* **Given problem**: Write out the data again exactly, skipping every picture.

* **Data rows**:

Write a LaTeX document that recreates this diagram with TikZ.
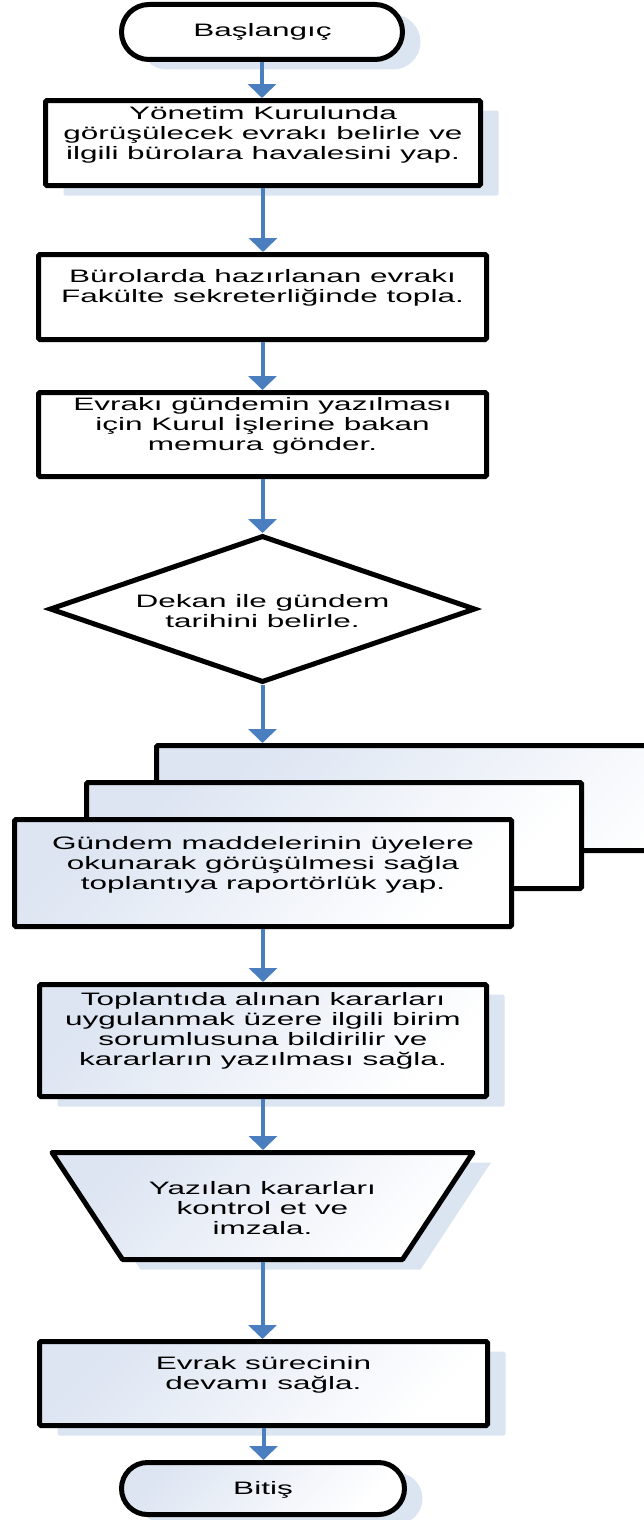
\documentclass[tikz,border=0pt]{standalone}
\usepackage{fontspec}
\setmainfont[FakeStretch=1.75]{Liberation Sans}
\usetikzlibrary{arrows.meta,shapes.geometric,shadows}
\definecolor{arrblue}{RGB}{74,126,190}
\definecolor{shadowblue}{RGB}{219,228,241}
\definecolor{gradblue}{RGB}{221,229,242}
\tikzset{
  shp/.style={draw=black, line width=5pt, inner sep=0pt, outer sep=2.5pt},
  boxw/.style={shp, rectangle, rounded corners=1.5pt, fill=white},
  grad/.style={top color=gradblue, bottom color=white, shading angle=45},
  bshadow/.style={general shadow={fill=shadowblue, shadow xshift=18pt, shadow yshift=-10pt}},
  txt/.style={font=\fontsize{18}{20}\selectfont, align=center, inner sep=0pt},
  arr/.style={draw=arrblue, line width=4pt, -{Triangle[width=28pt,length=14pt]}},
}
\begin{document}
\begin{tikzpicture}[x=1pt,y=-1pt]
\useasboundingbox (0,0) rectangle (643,1520);
% start
\node[shp, bshadow, fill=white, rectangle, rounded corners=27.5pt, minimum width=281pt, minimum height=55pt] (start) at (262,32) {};
\node[txt] (tstart) at (262.5,32) {Başlangıç};
% box 1
\node[boxw, bshadow, minimum width=435pt, minimum height=85pt] (b1) at (263,143) {};
\node[txt] (t1) at (263,135) {Yönetim Kurulunda\\görüşülecek evrakı belirle ve\\ilgili bürolara havalesini yap.};
% box 2
\node[boxw, minimum width=448pt, minimum height=85pt] (b2) at (262.5,297) {};
\node[txt] (t2) at (262.5,288) {Bürolarda hazırlanan evrakı\\Fakülte sekreterliğinde topla.};
% box 3
\node[boxw, minimum width=448pt, minimum height=84pt] (b3) at (262.5,434.5) {};
\node[txt] (t3) at (262.5,426) {Evrakı gündemin yazılması\\için Kurul İşlerine bakan\\memura gönder.};
% diamond
\node[shp, diamond, fill=white, minimum width=426pt, minimum height=147pt] (dia) at (262.5,609) {};
\node[txt] (tdia) at (262.5,611) {Dekan ile gündem\\tarihini belirle.};
% multi document
\node[shp, rectangle, rounded corners=1.5pt, grad, minimum width=603pt, minimum height=105pt] (mb) at (458,798) {};
\node[shp, rectangle, rounded corners=1.5pt, grad, minimum width=495pt, minimum height=106pt] (mm) at (334,835.5) {};
\node[shp, rectangle, rounded corners=1.5pt, grad, minimum width=497pt, minimum height=107pt] (mf) at (263,873) {};
\node[txt] (tmf) at (263,865) {Gündem maddelerinin üyelere\\okunarak görüşülmesi sağla\\toplantıya raportörlük yap.};
% box 5
\node[shp, rectangle, rounded corners=1.5pt, grad, bshadow, minimum width=447pt, minimum height=112pt] (b5) at (263,1040.5) {};
\node[txt] (t5) at (263,1031) {Toplantıda alınan kararları\\uygulanmak üzere  ilgili birim\\sorumlusuna  bildirilir ve\\kararların yazılması sağla.};
% trapezoid
\coordinate (trtop) at (262.5,1150);
\coordinate (trbot) at (262.5,1262);
\fill[shadowblue] (70,1162.5) -- (491,1162.5) -- (420.5,1269.5) -- (140.5,1269.5) -- cycle;
\path[draw=black, line width=5pt, line join=round, grad] (52,1152.5) -- (473,1152.5) -- (402.5,1259.5) -- (122.5,1259.5) -- cycle;
\node[txt] (ttrap) at (262.5,1208) {Yazılan kararları\\kontrol et ve\\imzala.};
% box 6
\node[shp, rectangle, rounded corners=1.5pt, grad, bshadow, minimum width=448pt, minimum height=84pt] (b6) at (263.5,1383.5) {};
\node[txt] (t6) at (263.5,1375) {Evrak sürecinin\\devamı sağla.};
% end
\node[shp, rectangle, rounded corners=26pt, grad, bshadow, minimum width=283pt, minimum height=52pt] (end) at (263,1488.5) {};
\node[txt] (tend) at (263,1490) {Bitiş};
% connectors
\draw[arr] (start.south) -- (start.south |- b1.north);
\draw[arr] (b1.south) -- (b1.south |- b2.north);
\draw[arr] (b2.south) -- (b2.south |- b3.north);
\draw[arr] (b3.south) -- (b3.south |- dia.north);
\draw[arr] (dia.south) -- (dia.south |- mb.north);
\draw[arr] (mf.south) -- (mf.south |- b5.north);
\draw[arr] (b5.south) -- (b5.south |- trtop);
\draw[arr] (trbot) -- (trbot |- b6.north);
\draw[arr] (b6.south) -- (b6.south |- end.north);
\end{tikzpicture}
\end{document}
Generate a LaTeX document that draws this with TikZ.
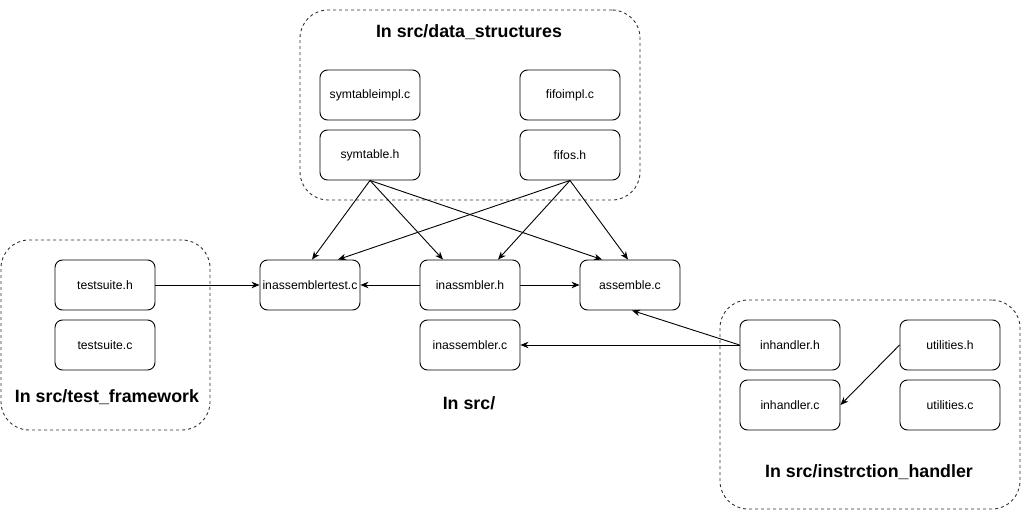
\documentclass[tikz,border=0pt]{standalone}
\usepackage{fontspec}
\setmainfont{Liberation Sans}
\usetikzlibrary{arrows.meta}
\tikzset{
  filebox/.style={draw, rounded corners=7.5pt, minimum width=100pt, minimum height=50pt,
    font=\fontsize{12.2}{14}\selectfont, line width=0.9pt, inner sep=0pt},
  grp/.style={draw=black!80, dash pattern=on 3pt off 3pt, rounded corners=28pt, line width=0.9pt, inner sep=0pt},
  ttl/.style={font=\bfseries\fontsize{17.8}{20}\selectfont, inner sep=0pt},
  arr/.style={-{Stealth[length=8pt,width=6.5pt,inset=2.5pt]}, line width=0.9pt}
}
\begin{document}
\begin{tikzpicture}[x=1pt,y=-1pt]
\useasboundingbox (0,0) rectangle (1029,511);
% groups
\node[grp, minimum width=340pt, minimum height=190pt] (gds) at (470,105) {};
\node[grp, minimum width=209pt, minimum height=190pt] (gtf) at (105.5,335) {};
\node[grp, minimum width=300pt, minimum height=209pt] (gih) at (870,404.5) {};
% titles
\node[ttl] (tds) at (469,32) {In src/data\_structures};
\node[ttl] (ttf) at (107,397) {In src/test\_framework};
\node[ttl] (tsrc) at (469,403) {In src/};
\node[ttl] (tih) at (869,472) {In src/instrction\_handler};
% files
\node[filebox] (symimpl) at (370,95) {symtableimpl.c};
\node[filebox] (fifoimpl) at (570,95) {fifoimpl.c};
\node[filebox] (symh) at (370,155) {symtable.h};
\node[filebox] (fifoh) at (570,155) {fifos.h};
\node[filebox] (tsh) at (105,285) {testsuite.h};
\node[filebox] (tsc) at (105,345) {testsuite.c};
\node[filebox] (iat) at (310,285) {inassemblertest.c};
\node[filebox] (iah) at (470,285) {inassmbler.h};
\node[filebox] (asm) at (630,285) {assemble.c};
\node[filebox] (iac) at (470,345) {inassembler.c};
\node[filebox] (ihh) at (790,345) {inhandler.h};
\node[filebox] (uth) at (950,345) {utilities.h};
\node[filebox] (ihc) at (790,405) {inhandler.c};
\node[filebox] (utc) at (950,405) {utilities.c};
% connectors
\draw[arr] (symh.south) -- ([xshift=2pt]iat.north);
\draw[arr] (symh.south) -- ([xshift=-27pt]iah.north);
\draw[arr] (symh.south) -- ([xshift=-28pt]asm.north);
\draw[arr] (fifoh.south) -- ([xshift=28pt]iat.north);
\draw[arr] (fifoh.south) -- ([xshift=28pt]iah.north);
\draw[arr] (fifoh.south) -- ([xshift=-2pt]asm.north);
\draw[arr] (tsh.east) -- (iat.west);
\draw[arr] (iah.west) -- (iat.east);
\draw[arr] (iah.east) -- (asm.west);
\draw[arr] (ihh.west) -- (iac.east);
\draw[arr] (ihh.west) -- ([xshift=2pt]asm.south);
\draw[arr] (uth.west) -- (ihc.east);
\end{tikzpicture}
\end{document}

* **Exercise answer**:
Write a LaTeX document that recreates this diagram with TikZ.
\documentclass[tikz,border=0pt]{standalone}
\usepackage{fontspec}
\setmainfont[FakeStretch=1.75]{Liberation Sans}
\usetikzlibrary{arrows.meta,shapes.geometric,shadows}
\definecolor{arrblue}{RGB}{74,126,190}
\definecolor{shadowblue}{RGB}{219,228,241}
\definecolor{gradblue}{RGB}{221,229,242}
\tikzset{
  shp/.style={draw=black, line width=5pt, inner sep=0pt, outer sep=2.5pt},
  boxw/.style={shp, rectangle, rounded corners=1.5pt, fill=white},
  grad/.style={top color=gradblue, bottom color=white, shading angle=45},
  bshadow/.style={general shadow={fill=shadowblue, shadow xshift=18pt, shadow yshift=-10pt}},
  txt/.style={font=\fontsize{18}{20}\selectfont, align=center, inner sep=0pt},
  arr/.style={draw=arrblue, line width=4pt, -{Triangle[width=28pt,length=14pt]}},
}
\begin{document}
\begin{tikzpicture}[x=1pt,y=-1pt]
\useasboundingbox (0,0) rectangle (643,1520);
% start
\node[shp, bshadow, fill=white, rectangle, rounded corners=27.5pt, minimum width=281pt, minimum height=55pt] (start) at (262,32) {};
\node[txt] (tstart) at (262.5,32) {Başlangıç};
% box 1
\node[boxw, bshadow, minimum width=435pt, minimum height=85pt] (b1) at (263,143) {};
\node[txt] (t1) at (263,135) {Yönetim Kurulunda\\görüşülecek evrakı belirle ve\\ilgili bürolara havalesini yap.};
% box 2
\node[boxw, minimum width=448pt, minimum height=85pt] (b2) at (262.5,297) {};
\node[txt] (t2) at (262.5,288) {Bürolarda hazırlanan evrakı\\Fakülte sekreterliğinde topla.};
% box 3
\node[boxw, minimum width=448pt, minimum height=84pt] (b3) at (262.5,434.5) {};
\node[txt] (t3) at (262.5,426) {Evrakı gündemin yazılması\\için Kurul İşlerine bakan\\memura gönder.};
% diamond
\node[shp, diamond, fill=white, minimum width=426pt, minimum height=147pt] (dia) at (262.5,609) {};
\node[txt] (tdia) at (262.5,611) {Dekan ile gündem\\tarihini belirle.};
% multi document
\node[shp, rectangle, rounded corners=1.5pt, grad, minimum width=603pt, minimum height=105pt] (mb) at (458,798) {};
\node[shp, rectangle, rounded corners=1.5pt, grad, minimum width=495pt, minimum height=106pt] (mm) at (334,835.5) {};
\node[shp, rectangle, rounded corners=1.5pt, grad, minimum width=497pt, minimum height=107pt] (mf) at (263,873) {};
\node[txt] (tmf) at (263,865) {Gündem maddelerinin üyelere\\okunarak görüşülmesi sağla\\toplantıya raportörlük yap.};
% box 5
\node[shp, rectangle, rounded corners=1.5pt, grad, bshadow, minimum width=447pt, minimum height=112pt] (b5) at (263,1040.5) {};
\node[txt] (t5) at (263,1031) {Toplantıda alınan kararları\\uygulanmak üzere  ilgili birim\\sorumlusuna  bildirilir ve\\kararların yazılması sağla.};
% trapezoid
\coordinate (trtop) at (262.5,1150);
\coordinate (trbot) at (262.5,1262);
\fill[shadowblue] (70,1162.5) -- (491,1162.5) -- (420.5,1269.5) -- (140.5,1269.5) -- cycle;
\path[draw=black, line width=5pt, line join=round, grad] (52,1152.5) -- (473,1152.5) -- (402.5,1259.5) -- (122.5,1259.5) -- cycle;
\node[txt] (ttrap) at (262.5,1208) {Yazılan kararları\\kontrol et ve\\imzala.};
% box 6
\node[shp, rectangle, rounded corners=1.5pt, grad, bshadow, minimum width=448pt, minimum height=84pt] (b6) at (263.5,1383.5) {};
\node[txt] (t6) at (263.5,1375) {Evrak sürecinin\\devamı sağla.};
% end
\node[shp, rectangle, rounded corners=26pt, grad, bshadow, minimum width=283pt, minimum height=52pt] (end) at (263,1488.5) {};
\node[txt] (tend) at (263,1490) {Bitiş};
% connectors
\draw[arr] (start.south) -- (start.south |- b1.north);
\draw[arr] (b1.south) -- (b1.south |- b2.north);
\draw[arr] (b2.south) -- (b2.south |- b3.north);
\draw[arr] (b3.south) -- (b3.south |- dia.north);
\draw[arr] (dia.south) -- (dia.south |- mb.north);
\draw[arr] (mf.south) -- (mf.south |- b5.north);
\draw[arr] (b5.south) -- (b5.south |- trtop);
\draw[arr] (trbot) -- (trbot |- b6.north);
\draw[arr] (b6.south) -- (b6.south |- end.north);
\end{tikzpicture}
\end{document}
Generate a LaTeX document that draws this with TikZ.
\documentclass[tikz,border=0pt]{standalone}
\usepackage{fontspec}
\setmainfont{Liberation Sans}
\usetikzlibrary{arrows.meta}
\tikzset{
  filebox/.style={draw, rounded corners=7.5pt, minimum width=100pt, minimum height=50pt,
    font=\fontsize{12.2}{14}\selectfont, line width=0.9pt, inner sep=0pt},
  grp/.style={draw=black!80, dash pattern=on 3pt off 3pt, rounded corners=28pt, line width=0.9pt, inner sep=0pt},
  ttl/.style={font=\bfseries\fontsize{17.8}{20}\selectfont, inner sep=0pt},
  arr/.style={-{Stealth[length=8pt,width=6.5pt,inset=2.5pt]}, line width=0.9pt}
}
\begin{document}
\begin{tikzpicture}[x=1pt,y=-1pt]
\useasboundingbox (0,0) rectangle (1029,511);
% groups
\node[grp, minimum width=340pt, minimum height=190pt] (gds) at (470,105) {};
\node[grp, minimum width=209pt, minimum height=190pt] (gtf) at (105.5,335) {};
\node[grp, minimum width=300pt, minimum height=209pt] (gih) at (870,404.5) {};
% titles
\node[ttl] (tds) at (469,32) {In src/data\_structures};
\node[ttl] (ttf) at (107,397) {In src/test\_framework};
\node[ttl] (tsrc) at (469,403) {In src/};
\node[ttl] (tih) at (869,472) {In src/instrction\_handler};
% files
\node[filebox] (symimpl) at (370,95) {symtableimpl.c};
\node[filebox] (fifoimpl) at (570,95) {fifoimpl.c};
\node[filebox] (symh) at (370,155) {symtable.h};
\node[filebox] (fifoh) at (570,155) {fifos.h};
\node[filebox] (tsh) at (105,285) {testsuite.h};
\node[filebox] (tsc) at (105,345) {testsuite.c};
\node[filebox] (iat) at (310,285) {inassemblertest.c};
\node[filebox] (iah) at (470,285) {inassmbler.h};
\node[filebox] (asm) at (630,285) {assemble.c};
\node[filebox] (iac) at (470,345) {inassembler.c};
\node[filebox] (ihh) at (790,345) {inhandler.h};
\node[filebox] (uth) at (950,345) {utilities.h};
\node[filebox] (ihc) at (790,405) {inhandler.c};
\node[filebox] (utc) at (950,405) {utilities.c};
% connectors
\draw[arr] (symh.south) -- ([xshift=2pt]iat.north);
\draw[arr] (symh.south) -- ([xshift=-27pt]iah.north);
\draw[arr] (symh.south) -- ([xshift=-28pt]asm.north);
\draw[arr] (fifoh.south) -- ([xshift=28pt]iat.north);
\draw[arr] (fifoh.south) -- ([xshift=28pt]iah.north);
\draw[arr] (fifoh.south) -- ([xshift=-2pt]asm.north);
\draw[arr] (tsh.east) -- (iat.west);
\draw[arr] (iah.west) -- (iat.east);
\draw[arr] (iah.east) -- (asm.west);
\draw[arr] (ihh.west) -- (iac.east);
\draw[arr] (ihh.west) -- ([xshift=2pt]asm.south);
\draw[arr] (uth.west) -- (ihc.east);
\end{tikzpicture}
\end{document}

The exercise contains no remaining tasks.